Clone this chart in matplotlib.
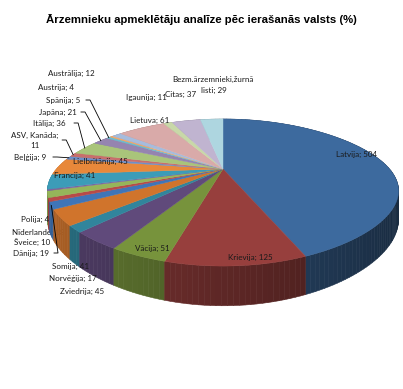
import numpy as np
import matplotlib.pyplot as plt
from matplotlib.colors import to_rgb

# data, in the order Excel draws the slices (clockwise from 12 o'clock)
labels = ["Latvija", "Krievija", "Vācija", "Zviedrija", "Norvēģija", "Somija",
          "Dānija", "Šveice", "Nīderlande", "Polija", "Francija", "Lielbritānija",
          "Beļģija", "ASV, Kanāda", "Itālija", "Japāna", "Spānija", "Austrija",
          "Austrālija", "Lietuva", "Igaunija", "Citas", "Bezm.ārzemnieki,žurnālisti"]
values = [504, 125, 51, 45, 17, 41, 19, 10, 18, 4, 41, 45, 9, 11, 36, 21, 5, 4,
          12, 61, 11, 37, 29]
label_text = ["Latvija; 504", "Krievija; 125", "Vācija; 51", "Zviedrija; 45",
              "Norvēģija; 17", "Somija; 41", "Dānija; 19", "Šveice; 10",
              "Nīderlande; 18", "Polija; 4", "Francija; 41", "Lielbritānija; 45",
              "Beļģija; 9", "ASV, Kanāda;\n11", "Itālija; 36", "Japāna; 21",
              "Spānija; 5", "Austrija; 4", "Austrālija; 12", "Lietuva; 61",
              "Igaunija; 11", "Citas; 37", "Bezm.ārzemnieki,žurnā\nlisti; 29"]

colors = ["#3d6a9e", "#973f3d", "#77933c", "#604a7b", "#31859c", "#d0742c",
          "#3f75b8", "#b84a48", "#95b55a", "#7d62a0", "#3c9cb8", "#e8883a",
          "#6d8fc8", "#c86e6c", "#a9c47a", "#9584b0", "#6cbccf", "#f5a96a",
          "#a6bcdd", "#d9aaa9", "#c8d8a8", "#c0b4d0", "#aed6e0"]

# label centres in pixels
label_pos = [(357, 154), (250, 257), (152, 248), (82, 291), (73, 278), (70, 266),
             (31, 253), (32, 242), (38, 232), (35, 219), (75, 175), (100, 161),
             (30, 157), (35, 140), (49, 123), (58, 112), (63, 100), (56, 87),
             (71, 73), (150, 120), (146, 97), (181, 94), (213, 85)]
leaders = [6, 12, 13, 14, 15, 16]

W, H = 403, 389
fig = plt.figure(figsize=(W / 100, H / 100), dpi=100)
ax = fig.add_axes([0, 0, 1, 1])
ax.set_xlim(0, W)
ax.set_ylim(H, 0)
ax.axis("off")

# perspective-ish projection of the pie disc
cx, cy = 223, 169
sx, sy = 172, 66
px, py = 0.2, 0.32
sag = 8
depth = 27


def proj(phi):
    u, v = np.sin(phi), np.cos(phi)
    return (cx + sx * u / (1 + px * v),
            cy - sy * v / (1 + py * v) + sag * u ** 2)


def drop(phi):
    return depth / (1 + py * np.cos(phi))


vals = np.array(values, float)
edges = np.concatenate([[0], np.cumsum(vals)]) / vals.sum() * 2 * np.pi

# side wall, far segments first
segs = []
for i in range(len(vals)):
    n = max(2, int((edges[i + 1] - edges[i]) / np.radians(1.5)) + 1)
    ph = np.linspace(edges[i], edges[i + 1], n)
    for a, b in zip(ph[:-1], ph[1:]):
        segs.append((np.cos((a + b) / 2), i, a, b))
segs.sort(key=lambda s: -s[0])
for v, i, a, b in segs:
    x1, y1 = proj(a)
    x2, y2 = proj(b)
    f = np.clip(0.62 - 0.22 * np.sin((a + b) / 2), 0.3, 0.85)
    c = np.array(to_rgb(colors[i])) * f
    ax.fill([x1, x2, x2, x1], [y1, y2, y2 + drop(b), y1 + drop(a)],
            color=c, ec=c, lw=0.4, zorder=2)

# top faces
for i in range(len(vals)):
    n = max(3, int((edges[i + 1] - edges[i]) / np.radians(1)) + 2)
    ph = np.linspace(edges[i], edges[i + 1], n)
    xs, ys = proj(ph)
    ax.fill(np.concatenate([[cx], xs]), np.concatenate([[cy], ys]),
            color=colors[i], ec=colors[i], lw=0.3, zorder=3)

# labels
for i, t in enumerate(label_text):
    x, y = label_pos[i]
    z = 1 if labels[i] == "Nīderlande" else 5
    lines = t.split("\n")
    if labels[i].startswith("Bezm"):
        # two separate lines so the second stays clear of "Citas"
        ax.text(x, y - 5.5, lines[0], ha="center", va="center", fontsize=5.8,
                family="Lato", color="#1a1a1a", zorder=z)
        ax.text(x + 1, y + 5.5, lines[1], ha="center", va="center", fontsize=5.8,
                family="Lato", color="#1a1a1a", zorder=z)
    else:
        ax.text(x, y, t, ha="center", va="center", fontsize=5.8, family="Lato",
                color="#1a1a1a", zorder=z, linespacing=1.5)
    if i in leaders:
        mid = (edges[i] + edges[i + 1]) / 2
        ex, ey = proj(mid)
        w = len(lines[0]) * 2.1
        ax.plot([x + w + 2, x + w + 6, ex], [y, y, ey], color="black",
                lw=0.6, zorder=4)

fig.text(0.5, 1 - 20 / H, "Ārzemnieku apmeklētāju analīze pēc ierašanās valsts (%)",
         ha="center", va="center", fontsize=8.2, fontweight="bold",
         family="Liberation Sans")

fig.savefig("out.png", dpi=100)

* * *

What the task asks => Without the pictures, transcribe the listing above exactly.

Complete answer =>
Clone this chart in matplotlib.
import numpy as np
import matplotlib.pyplot as plt
from matplotlib.colors import to_rgb

# data, in the order Excel draws the slices (clockwise from 12 o'clock)
labels = ["Latvija", "Krievija", "Vācija", "Zviedrija", "Norvēģija", "Somija",
          "Dānija", "Šveice", "Nīderlande", "Polija", "Francija", "Lielbritānija",
          "Beļģija", "ASV, Kanāda", "Itālija", "Japāna", "Spānija", "Austrija",
          "Austrālija", "Lietuva", "Igaunija", "Citas", "Bezm.ārzemnieki,žurnālisti"]
values = [504, 125, 51, 45, 17, 41, 19, 10, 18, 4, 41, 45, 9, 11, 36, 21, 5, 4,
          12, 61, 11, 37, 29]
label_text = ["Latvija; 504", "Krievija; 125", "Vācija; 51", "Zviedrija; 45",
              "Norvēģija; 17", "Somija; 41", "Dānija; 19", "Šveice; 10",
              "Nīderlande; 18", "Polija; 4", "Francija; 41", "Lielbritānija; 45",
              "Beļģija; 9", "ASV, Kanāda;\n11", "Itālija; 36", "Japāna; 21",
              "Spānija; 5", "Austrija; 4", "Austrālija; 12", "Lietuva; 61",
              "Igaunija; 11", "Citas; 37", "Bezm.ārzemnieki,žurnā\nlisti; 29"]

colors = ["#3d6a9e", "#973f3d", "#77933c", "#604a7b", "#31859c", "#d0742c",
          "#3f75b8", "#b84a48", "#95b55a", "#7d62a0", "#3c9cb8", "#e8883a",
          "#6d8fc8", "#c86e6c", "#a9c47a", "#9584b0", "#6cbccf", "#f5a96a",
          "#a6bcdd", "#d9aaa9", "#c8d8a8", "#c0b4d0", "#aed6e0"]

# label centres in pixels
label_pos = [(357, 154), (250, 257), (152, 248), (82, 291), (73, 278), (70, 266),
             (31, 253), (32, 242), (38, 232), (35, 219), (75, 175), (100, 161),
             (30, 157), (35, 140), (49, 123), (58, 112), (63, 100), (56, 87),
             (71, 73), (150, 120), (146, 97), (181, 94), (213, 85)]
leaders = [6, 12, 13, 14, 15, 16]

W, H = 403, 389
fig = plt.figure(figsize=(W / 100, H / 100), dpi=100)
ax = fig.add_axes([0, 0, 1, 1])
ax.set_xlim(0, W)
ax.set_ylim(H, 0)
ax.axis("off")

# perspective-ish projection of the pie disc
cx, cy = 223, 169
sx, sy = 172, 66
px, py = 0.2, 0.32
sag = 8
depth = 27


def proj(phi):
    u, v = np.sin(phi), np.cos(phi)
    return (cx + sx * u / (1 + px * v),
            cy - sy * v / (1 + py * v) + sag * u ** 2)


def drop(phi):
    return depth / (1 + py * np.cos(phi))


vals = np.array(values, float)
edges = np.concatenate([[0], np.cumsum(vals)]) / vals.sum() * 2 * np.pi

# side wall, far segments first
segs = []
for i in range(len(vals)):
    n = max(2, int((edges[i + 1] - edges[i]) / np.radians(1.5)) + 1)
    ph = np.linspace(edges[i], edges[i + 1], n)
    for a, b in zip(ph[:-1], ph[1:]):
        segs.append((np.cos((a + b) / 2), i, a, b))
segs.sort(key=lambda s: -s[0])
for v, i, a, b in segs:
    x1, y1 = proj(a)
    x2, y2 = proj(b)
    f = np.clip(0.62 - 0.22 * np.sin((a + b) / 2), 0.3, 0.85)
    c = np.array(to_rgb(colors[i])) * f
    ax.fill([x1, x2, x2, x1], [y1, y2, y2 + drop(b), y1 + drop(a)],
            color=c, ec=c, lw=0.4, zorder=2)

# top faces
for i in range(len(vals)):
    n = max(3, int((edges[i + 1] - edges[i]) / np.radians(1)) + 2)
    ph = np.linspace(edges[i], edges[i + 1], n)
    xs, ys = proj(ph)
    ax.fill(np.concatenate([[cx], xs]), np.concatenate([[cy], ys]),
            color=colors[i], ec=colors[i], lw=0.3, zorder=3)

# labels
for i, t in enumerate(label_text):
    x, y = label_pos[i]
    z = 1 if labels[i] == "Nīderlande" else 5
    lines = t.split("\n")
    if labels[i].startswith("Bezm"):
        # two separate lines so the second stays clear of "Citas"
        ax.text(x, y - 5.5, lines[0], ha="center", va="center", fontsize=5.8,
                family="Lato", color="#1a1a1a", zorder=z)
        ax.text(x + 1, y + 5.5, lines[1], ha="center", va="center", fontsize=5.8,
                family="Lato", color="#1a1a1a", zorder=z)
    else:
        ax.text(x, y, t, ha="center", va="center", fontsize=5.8, family="Lato",
                color="#1a1a1a", zorder=z, linespacing=1.5)
    if i in leaders:
        mid = (edges[i] + edges[i + 1]) / 2
        ex, ey = proj(mid)
        w = len(lines[0]) * 2.1
        ax.plot([x + w + 2, x + w + 6, ex], [y, y, ey], color="black",
                lw=0.6, zorder=4)

fig.text(0.5, 1 - 20 / H, "Ārzemnieku apmeklētāju analīze pēc ierašanās valsts (%)",
         ha="center", va="center", fontsize=8.2, fontweight="bold",
         family="Liberation Sans")

fig.savefig("out.png", dpi=100)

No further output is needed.